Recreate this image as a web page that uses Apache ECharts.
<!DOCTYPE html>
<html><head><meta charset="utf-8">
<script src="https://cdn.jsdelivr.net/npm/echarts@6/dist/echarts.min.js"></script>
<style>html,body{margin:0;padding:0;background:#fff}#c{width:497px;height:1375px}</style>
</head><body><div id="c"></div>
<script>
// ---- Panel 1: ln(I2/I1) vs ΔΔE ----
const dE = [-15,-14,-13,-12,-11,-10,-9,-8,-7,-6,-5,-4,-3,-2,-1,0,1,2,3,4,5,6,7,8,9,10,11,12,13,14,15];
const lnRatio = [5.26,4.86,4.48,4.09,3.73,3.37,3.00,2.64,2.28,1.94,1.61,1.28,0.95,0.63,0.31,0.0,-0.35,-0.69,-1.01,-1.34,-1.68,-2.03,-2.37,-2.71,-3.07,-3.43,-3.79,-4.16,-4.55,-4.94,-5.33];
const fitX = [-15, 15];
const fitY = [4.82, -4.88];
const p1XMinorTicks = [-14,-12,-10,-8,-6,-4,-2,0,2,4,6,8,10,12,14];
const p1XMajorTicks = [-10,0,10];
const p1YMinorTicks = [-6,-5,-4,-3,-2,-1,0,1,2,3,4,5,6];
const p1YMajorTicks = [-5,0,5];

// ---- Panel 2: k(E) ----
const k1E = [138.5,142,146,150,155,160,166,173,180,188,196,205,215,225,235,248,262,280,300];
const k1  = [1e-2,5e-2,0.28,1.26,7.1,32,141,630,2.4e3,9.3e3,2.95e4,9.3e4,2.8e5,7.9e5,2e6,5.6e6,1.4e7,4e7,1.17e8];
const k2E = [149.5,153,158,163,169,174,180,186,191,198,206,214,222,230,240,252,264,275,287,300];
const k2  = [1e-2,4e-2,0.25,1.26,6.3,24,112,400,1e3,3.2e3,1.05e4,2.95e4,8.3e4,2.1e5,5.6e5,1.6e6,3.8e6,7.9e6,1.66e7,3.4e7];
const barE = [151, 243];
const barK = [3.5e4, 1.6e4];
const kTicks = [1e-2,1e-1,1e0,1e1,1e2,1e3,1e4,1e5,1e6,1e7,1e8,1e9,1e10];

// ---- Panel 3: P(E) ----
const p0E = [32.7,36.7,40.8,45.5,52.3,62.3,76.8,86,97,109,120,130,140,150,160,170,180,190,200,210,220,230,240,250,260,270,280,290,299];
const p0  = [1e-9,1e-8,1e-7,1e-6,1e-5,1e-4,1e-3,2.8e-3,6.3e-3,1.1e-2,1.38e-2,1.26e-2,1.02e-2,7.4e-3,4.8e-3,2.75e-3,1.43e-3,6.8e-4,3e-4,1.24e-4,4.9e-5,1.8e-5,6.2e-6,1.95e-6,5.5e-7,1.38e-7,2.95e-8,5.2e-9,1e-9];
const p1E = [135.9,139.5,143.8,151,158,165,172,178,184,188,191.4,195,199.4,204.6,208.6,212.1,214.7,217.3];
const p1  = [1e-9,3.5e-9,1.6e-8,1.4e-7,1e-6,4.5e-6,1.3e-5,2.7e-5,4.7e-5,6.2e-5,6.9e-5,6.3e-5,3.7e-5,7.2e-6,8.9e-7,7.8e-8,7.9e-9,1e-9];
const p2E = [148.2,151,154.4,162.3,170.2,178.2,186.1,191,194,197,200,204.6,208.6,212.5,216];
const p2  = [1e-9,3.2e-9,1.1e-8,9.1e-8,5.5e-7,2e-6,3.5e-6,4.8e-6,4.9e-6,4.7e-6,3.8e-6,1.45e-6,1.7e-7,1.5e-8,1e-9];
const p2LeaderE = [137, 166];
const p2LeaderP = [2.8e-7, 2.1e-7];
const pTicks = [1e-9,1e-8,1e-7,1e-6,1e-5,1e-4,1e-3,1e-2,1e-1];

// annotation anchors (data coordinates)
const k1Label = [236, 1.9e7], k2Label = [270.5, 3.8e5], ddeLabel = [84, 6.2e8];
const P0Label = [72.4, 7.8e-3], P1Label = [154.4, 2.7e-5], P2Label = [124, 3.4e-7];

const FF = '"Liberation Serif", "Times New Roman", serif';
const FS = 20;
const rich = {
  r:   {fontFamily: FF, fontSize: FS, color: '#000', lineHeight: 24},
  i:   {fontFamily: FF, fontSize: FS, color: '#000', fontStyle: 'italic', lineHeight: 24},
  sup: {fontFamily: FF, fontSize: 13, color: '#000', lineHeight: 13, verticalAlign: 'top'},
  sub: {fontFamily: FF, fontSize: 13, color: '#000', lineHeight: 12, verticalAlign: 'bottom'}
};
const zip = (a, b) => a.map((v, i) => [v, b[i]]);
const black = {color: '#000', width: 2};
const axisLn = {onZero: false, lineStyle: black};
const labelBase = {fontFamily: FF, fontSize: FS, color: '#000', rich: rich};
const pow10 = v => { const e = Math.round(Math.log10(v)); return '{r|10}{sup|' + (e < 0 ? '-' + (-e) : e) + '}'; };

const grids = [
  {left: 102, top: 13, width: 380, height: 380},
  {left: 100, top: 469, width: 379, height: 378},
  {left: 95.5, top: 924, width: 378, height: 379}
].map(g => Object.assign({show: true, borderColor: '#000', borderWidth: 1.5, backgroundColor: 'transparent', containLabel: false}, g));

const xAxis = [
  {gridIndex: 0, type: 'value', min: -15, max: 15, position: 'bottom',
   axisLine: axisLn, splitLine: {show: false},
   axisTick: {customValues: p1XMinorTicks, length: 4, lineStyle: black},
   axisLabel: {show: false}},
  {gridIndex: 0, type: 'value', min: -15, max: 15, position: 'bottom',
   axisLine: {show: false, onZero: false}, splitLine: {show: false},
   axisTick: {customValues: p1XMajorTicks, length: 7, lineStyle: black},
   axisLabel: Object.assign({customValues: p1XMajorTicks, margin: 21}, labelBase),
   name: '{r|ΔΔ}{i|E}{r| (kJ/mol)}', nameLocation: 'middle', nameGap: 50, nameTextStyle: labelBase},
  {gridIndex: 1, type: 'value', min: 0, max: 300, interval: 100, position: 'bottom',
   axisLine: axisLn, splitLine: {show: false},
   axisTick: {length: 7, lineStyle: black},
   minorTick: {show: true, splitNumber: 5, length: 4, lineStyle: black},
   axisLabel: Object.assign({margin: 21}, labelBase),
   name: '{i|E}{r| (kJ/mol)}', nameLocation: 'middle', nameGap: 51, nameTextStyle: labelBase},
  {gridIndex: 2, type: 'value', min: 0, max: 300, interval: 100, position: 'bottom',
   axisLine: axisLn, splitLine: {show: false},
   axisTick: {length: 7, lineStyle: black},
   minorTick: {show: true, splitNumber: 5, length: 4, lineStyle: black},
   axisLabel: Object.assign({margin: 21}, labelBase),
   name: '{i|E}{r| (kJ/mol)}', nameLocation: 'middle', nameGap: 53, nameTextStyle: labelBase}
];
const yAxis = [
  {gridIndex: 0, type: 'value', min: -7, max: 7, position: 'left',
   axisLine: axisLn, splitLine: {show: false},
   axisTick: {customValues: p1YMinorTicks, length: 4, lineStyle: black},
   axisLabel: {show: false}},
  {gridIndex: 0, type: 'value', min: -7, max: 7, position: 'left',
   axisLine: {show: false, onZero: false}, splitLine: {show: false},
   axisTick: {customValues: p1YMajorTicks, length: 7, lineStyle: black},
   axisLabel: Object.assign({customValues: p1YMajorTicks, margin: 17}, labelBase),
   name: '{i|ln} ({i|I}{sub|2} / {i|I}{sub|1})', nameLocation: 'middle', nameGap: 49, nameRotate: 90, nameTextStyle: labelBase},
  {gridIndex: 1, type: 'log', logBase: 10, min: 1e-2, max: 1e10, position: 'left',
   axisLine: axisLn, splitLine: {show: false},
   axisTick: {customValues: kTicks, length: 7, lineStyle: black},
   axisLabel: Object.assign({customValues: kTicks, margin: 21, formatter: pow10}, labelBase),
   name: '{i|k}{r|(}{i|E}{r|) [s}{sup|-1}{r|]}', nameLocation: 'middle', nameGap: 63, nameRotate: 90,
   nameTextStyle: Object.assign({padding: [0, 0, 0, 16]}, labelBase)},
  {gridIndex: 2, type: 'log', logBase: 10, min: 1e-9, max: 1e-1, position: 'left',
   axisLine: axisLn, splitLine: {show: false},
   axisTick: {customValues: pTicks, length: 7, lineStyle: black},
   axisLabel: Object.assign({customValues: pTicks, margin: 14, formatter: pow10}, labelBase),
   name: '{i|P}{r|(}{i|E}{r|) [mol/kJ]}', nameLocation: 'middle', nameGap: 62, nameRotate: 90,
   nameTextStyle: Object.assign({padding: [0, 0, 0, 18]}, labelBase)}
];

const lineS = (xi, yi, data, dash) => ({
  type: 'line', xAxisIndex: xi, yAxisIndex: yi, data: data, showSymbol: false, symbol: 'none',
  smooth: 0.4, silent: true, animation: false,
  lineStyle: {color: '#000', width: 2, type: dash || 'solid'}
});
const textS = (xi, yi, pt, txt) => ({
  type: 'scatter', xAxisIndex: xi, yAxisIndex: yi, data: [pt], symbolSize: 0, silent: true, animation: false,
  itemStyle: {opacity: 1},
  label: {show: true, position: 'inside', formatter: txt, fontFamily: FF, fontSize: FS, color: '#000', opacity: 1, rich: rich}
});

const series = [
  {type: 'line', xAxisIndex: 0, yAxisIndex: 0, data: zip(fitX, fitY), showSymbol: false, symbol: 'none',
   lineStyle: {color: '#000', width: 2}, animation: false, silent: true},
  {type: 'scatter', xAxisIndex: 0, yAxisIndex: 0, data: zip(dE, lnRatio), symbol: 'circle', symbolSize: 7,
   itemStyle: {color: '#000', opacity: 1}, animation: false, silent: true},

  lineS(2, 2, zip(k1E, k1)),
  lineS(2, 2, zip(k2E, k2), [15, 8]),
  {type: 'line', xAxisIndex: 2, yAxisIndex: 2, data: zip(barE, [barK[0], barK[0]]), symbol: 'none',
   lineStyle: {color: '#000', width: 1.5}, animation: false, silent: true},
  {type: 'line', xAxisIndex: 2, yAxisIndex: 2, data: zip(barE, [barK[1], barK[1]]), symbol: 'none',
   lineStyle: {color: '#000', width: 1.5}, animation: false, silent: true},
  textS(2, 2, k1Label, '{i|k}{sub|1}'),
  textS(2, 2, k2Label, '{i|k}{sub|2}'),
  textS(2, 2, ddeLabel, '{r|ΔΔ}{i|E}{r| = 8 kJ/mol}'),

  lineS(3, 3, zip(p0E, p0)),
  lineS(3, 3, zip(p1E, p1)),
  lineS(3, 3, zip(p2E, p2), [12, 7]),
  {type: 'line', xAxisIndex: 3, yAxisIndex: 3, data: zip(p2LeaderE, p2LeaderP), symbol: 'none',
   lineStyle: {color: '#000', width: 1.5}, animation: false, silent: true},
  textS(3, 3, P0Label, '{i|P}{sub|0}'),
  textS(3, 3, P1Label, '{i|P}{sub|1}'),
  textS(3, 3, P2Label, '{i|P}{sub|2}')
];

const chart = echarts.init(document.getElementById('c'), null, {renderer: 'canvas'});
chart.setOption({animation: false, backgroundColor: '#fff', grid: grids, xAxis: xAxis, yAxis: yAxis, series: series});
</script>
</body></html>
________________________
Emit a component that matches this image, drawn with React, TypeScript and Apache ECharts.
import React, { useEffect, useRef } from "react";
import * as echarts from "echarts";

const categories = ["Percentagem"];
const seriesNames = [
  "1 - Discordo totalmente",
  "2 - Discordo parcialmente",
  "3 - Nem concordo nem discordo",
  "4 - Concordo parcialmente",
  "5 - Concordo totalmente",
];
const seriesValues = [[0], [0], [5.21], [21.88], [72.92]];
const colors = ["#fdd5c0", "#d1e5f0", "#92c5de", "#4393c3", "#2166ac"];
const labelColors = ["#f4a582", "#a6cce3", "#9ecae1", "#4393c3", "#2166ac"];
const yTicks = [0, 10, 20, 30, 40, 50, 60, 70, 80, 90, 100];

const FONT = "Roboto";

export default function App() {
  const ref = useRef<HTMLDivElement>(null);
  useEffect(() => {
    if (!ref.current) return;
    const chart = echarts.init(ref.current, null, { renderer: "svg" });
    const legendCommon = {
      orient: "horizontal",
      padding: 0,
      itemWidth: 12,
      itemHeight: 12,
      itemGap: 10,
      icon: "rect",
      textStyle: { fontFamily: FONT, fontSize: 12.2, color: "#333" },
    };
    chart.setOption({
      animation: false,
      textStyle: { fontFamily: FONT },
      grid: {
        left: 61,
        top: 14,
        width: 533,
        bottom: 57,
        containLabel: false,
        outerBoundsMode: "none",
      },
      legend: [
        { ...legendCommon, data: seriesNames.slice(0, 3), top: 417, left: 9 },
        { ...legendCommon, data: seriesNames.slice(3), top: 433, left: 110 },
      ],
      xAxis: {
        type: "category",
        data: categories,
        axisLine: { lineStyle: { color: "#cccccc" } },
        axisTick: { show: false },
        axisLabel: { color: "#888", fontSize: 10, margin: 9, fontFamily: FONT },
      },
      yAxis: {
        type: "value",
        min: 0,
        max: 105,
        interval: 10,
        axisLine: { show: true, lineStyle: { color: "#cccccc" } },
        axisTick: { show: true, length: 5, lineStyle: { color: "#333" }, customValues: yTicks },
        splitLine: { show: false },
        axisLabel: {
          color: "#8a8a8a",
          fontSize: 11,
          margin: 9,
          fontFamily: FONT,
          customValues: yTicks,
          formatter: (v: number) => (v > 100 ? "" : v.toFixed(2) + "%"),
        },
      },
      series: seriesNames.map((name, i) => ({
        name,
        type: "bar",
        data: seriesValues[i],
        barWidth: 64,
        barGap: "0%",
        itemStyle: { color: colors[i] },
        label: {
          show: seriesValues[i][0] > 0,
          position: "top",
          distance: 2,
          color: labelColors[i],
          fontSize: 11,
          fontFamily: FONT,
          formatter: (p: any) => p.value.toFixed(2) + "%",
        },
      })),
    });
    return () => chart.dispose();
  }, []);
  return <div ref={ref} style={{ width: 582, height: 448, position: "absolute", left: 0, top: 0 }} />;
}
________________________
What needs to be done — Among the lines of the listing, how many hold the string "Apache"? Respond with only the number.

In response — 2